• **WHAT THE TASK REQUIRES**
Can the data below be echoed back word for word?
□ □ □
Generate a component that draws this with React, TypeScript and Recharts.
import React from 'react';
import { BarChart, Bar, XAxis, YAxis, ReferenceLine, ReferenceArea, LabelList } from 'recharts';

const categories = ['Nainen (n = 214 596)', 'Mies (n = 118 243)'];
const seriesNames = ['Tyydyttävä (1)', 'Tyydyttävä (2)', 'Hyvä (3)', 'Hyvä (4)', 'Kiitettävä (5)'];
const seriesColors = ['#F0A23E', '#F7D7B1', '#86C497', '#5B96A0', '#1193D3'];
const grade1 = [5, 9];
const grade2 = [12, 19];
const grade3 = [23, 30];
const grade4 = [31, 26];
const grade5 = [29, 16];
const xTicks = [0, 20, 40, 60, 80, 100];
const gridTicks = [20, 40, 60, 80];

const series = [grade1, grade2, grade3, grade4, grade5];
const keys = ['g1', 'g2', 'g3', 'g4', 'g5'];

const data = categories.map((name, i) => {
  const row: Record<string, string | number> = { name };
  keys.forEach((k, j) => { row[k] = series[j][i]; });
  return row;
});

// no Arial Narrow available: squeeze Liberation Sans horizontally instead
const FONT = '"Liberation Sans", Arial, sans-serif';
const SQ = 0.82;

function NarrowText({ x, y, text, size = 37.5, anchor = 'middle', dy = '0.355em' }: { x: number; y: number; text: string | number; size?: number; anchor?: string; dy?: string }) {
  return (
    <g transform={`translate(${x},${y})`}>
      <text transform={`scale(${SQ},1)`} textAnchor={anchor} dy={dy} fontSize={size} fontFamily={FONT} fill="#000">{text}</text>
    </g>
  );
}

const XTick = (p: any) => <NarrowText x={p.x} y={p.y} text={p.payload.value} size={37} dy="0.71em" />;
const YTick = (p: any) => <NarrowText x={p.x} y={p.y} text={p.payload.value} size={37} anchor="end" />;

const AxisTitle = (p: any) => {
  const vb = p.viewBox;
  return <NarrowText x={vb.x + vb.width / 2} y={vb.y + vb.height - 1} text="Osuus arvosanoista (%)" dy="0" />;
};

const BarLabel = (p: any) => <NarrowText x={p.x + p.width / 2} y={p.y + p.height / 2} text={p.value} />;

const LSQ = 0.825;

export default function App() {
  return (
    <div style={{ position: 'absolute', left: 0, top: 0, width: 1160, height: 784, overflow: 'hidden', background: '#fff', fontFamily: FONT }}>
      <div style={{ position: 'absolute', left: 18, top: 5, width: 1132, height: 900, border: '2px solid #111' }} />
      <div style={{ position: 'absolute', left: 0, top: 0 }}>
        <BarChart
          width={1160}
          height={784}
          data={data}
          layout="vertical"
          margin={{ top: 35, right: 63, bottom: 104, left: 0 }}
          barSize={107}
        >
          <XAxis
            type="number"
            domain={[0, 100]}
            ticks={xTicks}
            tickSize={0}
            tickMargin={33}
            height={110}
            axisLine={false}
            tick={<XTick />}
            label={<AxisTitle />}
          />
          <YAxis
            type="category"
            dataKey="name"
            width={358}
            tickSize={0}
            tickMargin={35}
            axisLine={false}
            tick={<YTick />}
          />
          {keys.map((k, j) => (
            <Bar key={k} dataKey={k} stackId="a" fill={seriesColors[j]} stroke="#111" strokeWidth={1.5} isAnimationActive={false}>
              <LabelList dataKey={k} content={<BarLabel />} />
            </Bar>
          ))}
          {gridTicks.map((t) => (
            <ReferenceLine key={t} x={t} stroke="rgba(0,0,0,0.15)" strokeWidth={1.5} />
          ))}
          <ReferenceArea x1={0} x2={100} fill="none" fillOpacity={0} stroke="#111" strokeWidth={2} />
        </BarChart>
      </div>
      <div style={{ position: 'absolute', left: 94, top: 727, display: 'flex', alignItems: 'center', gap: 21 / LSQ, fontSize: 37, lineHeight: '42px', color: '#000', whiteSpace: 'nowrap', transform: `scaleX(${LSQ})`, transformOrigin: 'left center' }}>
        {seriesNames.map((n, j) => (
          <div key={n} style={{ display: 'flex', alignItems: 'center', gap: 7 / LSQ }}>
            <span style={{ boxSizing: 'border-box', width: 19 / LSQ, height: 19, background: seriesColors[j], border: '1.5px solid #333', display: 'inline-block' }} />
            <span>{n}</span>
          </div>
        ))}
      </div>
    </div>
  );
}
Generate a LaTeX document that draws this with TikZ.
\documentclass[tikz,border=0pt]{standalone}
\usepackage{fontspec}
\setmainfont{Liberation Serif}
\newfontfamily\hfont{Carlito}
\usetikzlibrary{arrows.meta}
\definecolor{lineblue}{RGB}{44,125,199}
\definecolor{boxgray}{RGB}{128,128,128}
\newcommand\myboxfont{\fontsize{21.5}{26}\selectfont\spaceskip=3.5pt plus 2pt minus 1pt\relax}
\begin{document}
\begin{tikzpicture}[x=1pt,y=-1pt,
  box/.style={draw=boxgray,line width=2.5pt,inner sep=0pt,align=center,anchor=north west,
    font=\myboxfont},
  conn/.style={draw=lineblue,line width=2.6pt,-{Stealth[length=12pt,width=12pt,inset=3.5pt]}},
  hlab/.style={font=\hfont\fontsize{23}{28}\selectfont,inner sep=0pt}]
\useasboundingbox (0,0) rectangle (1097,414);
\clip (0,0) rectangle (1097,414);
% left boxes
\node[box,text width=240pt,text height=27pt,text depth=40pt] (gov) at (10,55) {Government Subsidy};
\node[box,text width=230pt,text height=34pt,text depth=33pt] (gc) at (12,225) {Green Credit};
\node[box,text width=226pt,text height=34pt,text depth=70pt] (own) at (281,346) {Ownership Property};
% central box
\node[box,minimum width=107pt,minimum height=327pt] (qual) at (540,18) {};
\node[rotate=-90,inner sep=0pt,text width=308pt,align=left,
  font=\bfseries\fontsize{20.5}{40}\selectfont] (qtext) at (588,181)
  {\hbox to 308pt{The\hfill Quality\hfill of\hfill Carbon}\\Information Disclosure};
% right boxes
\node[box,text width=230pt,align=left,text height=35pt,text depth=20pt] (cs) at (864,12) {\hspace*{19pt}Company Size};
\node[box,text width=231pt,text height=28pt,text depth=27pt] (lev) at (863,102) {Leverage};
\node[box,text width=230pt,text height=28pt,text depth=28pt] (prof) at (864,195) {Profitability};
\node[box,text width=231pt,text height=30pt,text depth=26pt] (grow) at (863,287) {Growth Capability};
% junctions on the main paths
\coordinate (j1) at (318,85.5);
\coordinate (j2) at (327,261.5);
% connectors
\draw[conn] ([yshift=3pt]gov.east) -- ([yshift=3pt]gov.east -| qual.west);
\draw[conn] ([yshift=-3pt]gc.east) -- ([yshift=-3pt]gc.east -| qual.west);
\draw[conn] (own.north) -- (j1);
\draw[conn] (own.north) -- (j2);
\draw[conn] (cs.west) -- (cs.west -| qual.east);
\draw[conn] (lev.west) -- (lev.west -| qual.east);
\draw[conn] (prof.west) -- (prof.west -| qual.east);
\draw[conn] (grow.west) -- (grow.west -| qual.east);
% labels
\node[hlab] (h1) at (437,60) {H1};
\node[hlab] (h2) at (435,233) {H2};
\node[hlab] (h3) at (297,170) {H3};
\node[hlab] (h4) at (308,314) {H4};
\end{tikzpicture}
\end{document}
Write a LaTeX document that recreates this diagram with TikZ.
□ □ □
• **RESULT BELOW**
Generate a component that draws this with React, TypeScript and Recharts.
import React from 'react';
import { BarChart, Bar, XAxis, YAxis, ReferenceLine, ReferenceArea, LabelList } from 'recharts';

const categories = ['Nainen (n = 214 596)', 'Mies (n = 118 243)'];
const seriesNames = ['Tyydyttävä (1)', 'Tyydyttävä (2)', 'Hyvä (3)', 'Hyvä (4)', 'Kiitettävä (5)'];
const seriesColors = ['#F0A23E', '#F7D7B1', '#86C497', '#5B96A0', '#1193D3'];
const grade1 = [5, 9];
const grade2 = [12, 19];
const grade3 = [23, 30];
const grade4 = [31, 26];
const grade5 = [29, 16];
const xTicks = [0, 20, 40, 60, 80, 100];
const gridTicks = [20, 40, 60, 80];

const series = [grade1, grade2, grade3, grade4, grade5];
const keys = ['g1', 'g2', 'g3', 'g4', 'g5'];

const data = categories.map((name, i) => {
  const row: Record<string, string | number> = { name };
  keys.forEach((k, j) => { row[k] = series[j][i]; });
  return row;
});

// no Arial Narrow available: squeeze Liberation Sans horizontally instead
const FONT = '"Liberation Sans", Arial, sans-serif';
const SQ = 0.82;

function NarrowText({ x, y, text, size = 37.5, anchor = 'middle', dy = '0.355em' }: { x: number; y: number; text: string | number; size?: number; anchor?: string; dy?: string }) {
  return (
    <g transform={`translate(${x},${y})`}>
      <text transform={`scale(${SQ},1)`} textAnchor={anchor} dy={dy} fontSize={size} fontFamily={FONT} fill="#000">{text}</text>
    </g>
  );
}

const XTick = (p: any) => <NarrowText x={p.x} y={p.y} text={p.payload.value} size={37} dy="0.71em" />;
const YTick = (p: any) => <NarrowText x={p.x} y={p.y} text={p.payload.value} size={37} anchor="end" />;

const AxisTitle = (p: any) => {
  const vb = p.viewBox;
  return <NarrowText x={vb.x + vb.width / 2} y={vb.y + vb.height - 1} text="Osuus arvosanoista (%)" dy="0" />;
};

const BarLabel = (p: any) => <NarrowText x={p.x + p.width / 2} y={p.y + p.height / 2} text={p.value} />;

const LSQ = 0.825;

export default function App() {
  return (
    <div style={{ position: 'absolute', left: 0, top: 0, width: 1160, height: 784, overflow: 'hidden', background: '#fff', fontFamily: FONT }}>
      <div style={{ position: 'absolute', left: 18, top: 5, width: 1132, height: 900, border: '2px solid #111' }} />
      <div style={{ position: 'absolute', left: 0, top: 0 }}>
        <BarChart
          width={1160}
          height={784}
          data={data}
          layout="vertical"
          margin={{ top: 35, right: 63, bottom: 104, left: 0 }}
          barSize={107}
        >
          <XAxis
            type="number"
            domain={[0, 100]}
            ticks={xTicks}
            tickSize={0}
            tickMargin={33}
            height={110}
            axisLine={false}
            tick={<XTick />}
            label={<AxisTitle />}
          />
          <YAxis
            type="category"
            dataKey="name"
            width={358}
            tickSize={0}
            tickMargin={35}
            axisLine={false}
            tick={<YTick />}
          />
          {keys.map((k, j) => (
            <Bar key={k} dataKey={k} stackId="a" fill={seriesColors[j]} stroke="#111" strokeWidth={1.5} isAnimationActive={false}>
              <LabelList dataKey={k} content={<BarLabel />} />
            </Bar>
          ))}
          {gridTicks.map((t) => (
            <ReferenceLine key={t} x={t} stroke="rgba(0,0,0,0.15)" strokeWidth={1.5} />
          ))}
          <ReferenceArea x1={0} x2={100} fill="none" fillOpacity={0} stroke="#111" strokeWidth={2} />
        </BarChart>
      </div>
      <div style={{ position: 'absolute', left: 94, top: 727, display: 'flex', alignItems: 'center', gap: 21 / LSQ, fontSize: 37, lineHeight: '42px', color: '#000', whiteSpace: 'nowrap', transform: `scaleX(${LSQ})`, transformOrigin: 'left center' }}>
        {seriesNames.map((n, j) => (
          <div key={n} style={{ display: 'flex', alignItems: 'center', gap: 7 / LSQ }}>
            <span style={{ boxSizing: 'border-box', width: 19 / LSQ, height: 19, background: seriesColors[j], border: '1.5px solid #333', display: 'inline-block' }} />
            <span>{n}</span>
          </div>
        ))}
      </div>
    </div>
  );
}
Generate a LaTeX document that draws this with TikZ.
\documentclass[tikz,border=0pt]{standalone}
\usepackage{fontspec}
\setmainfont{Liberation Serif}
\newfontfamily\hfont{Carlito}
\usetikzlibrary{arrows.meta}
\definecolor{lineblue}{RGB}{44,125,199}
\definecolor{boxgray}{RGB}{128,128,128}
\newcommand\myboxfont{\fontsize{21.5}{26}\selectfont\spaceskip=3.5pt plus 2pt minus 1pt\relax}
\begin{document}
\begin{tikzpicture}[x=1pt,y=-1pt,
  box/.style={draw=boxgray,line width=2.5pt,inner sep=0pt,align=center,anchor=north west,
    font=\myboxfont},
  conn/.style={draw=lineblue,line width=2.6pt,-{Stealth[length=12pt,width=12pt,inset=3.5pt]}},
  hlab/.style={font=\hfont\fontsize{23}{28}\selectfont,inner sep=0pt}]
\useasboundingbox (0,0) rectangle (1097,414);
\clip (0,0) rectangle (1097,414);
% left boxes
\node[box,text width=240pt,text height=27pt,text depth=40pt] (gov) at (10,55) {Government Subsidy};
\node[box,text width=230pt,text height=34pt,text depth=33pt] (gc) at (12,225) {Green Credit};
\node[box,text width=226pt,text height=34pt,text depth=70pt] (own) at (281,346) {Ownership Property};
% central box
\node[box,minimum width=107pt,minimum height=327pt] (qual) at (540,18) {};
\node[rotate=-90,inner sep=0pt,text width=308pt,align=left,
  font=\bfseries\fontsize{20.5}{40}\selectfont] (qtext) at (588,181)
  {\hbox to 308pt{The\hfill Quality\hfill of\hfill Carbon}\\Information Disclosure};
% right boxes
\node[box,text width=230pt,align=left,text height=35pt,text depth=20pt] (cs) at (864,12) {\hspace*{19pt}Company Size};
\node[box,text width=231pt,text height=28pt,text depth=27pt] (lev) at (863,102) {Leverage};
\node[box,text width=230pt,text height=28pt,text depth=28pt] (prof) at (864,195) {Profitability};
\node[box,text width=231pt,text height=30pt,text depth=26pt] (grow) at (863,287) {Growth Capability};
% junctions on the main paths
\coordinate (j1) at (318,85.5);
\coordinate (j2) at (327,261.5);
% connectors
\draw[conn] ([yshift=3pt]gov.east) -- ([yshift=3pt]gov.east -| qual.west);
\draw[conn] ([yshift=-3pt]gc.east) -- ([yshift=-3pt]gc.east -| qual.west);
\draw[conn] (own.north) -- (j1);
\draw[conn] (own.north) -- (j2);
\draw[conn] (cs.west) -- (cs.west -| qual.east);
\draw[conn] (lev.west) -- (lev.west -| qual.east);
\draw[conn] (prof.west) -- (prof.west -| qual.east);
\draw[conn] (grow.west) -- (grow.west -| qual.east);
% labels
\node[hlab] (h1) at (437,60) {H1};
\node[hlab] (h2) at (435,233) {H2};
\node[hlab] (h3) at (297,170) {H3};
\node[hlab] (h4) at (308,314) {H4};
\end{tikzpicture}
\end{document}
Write a LaTeX document that recreates this diagram with TikZ.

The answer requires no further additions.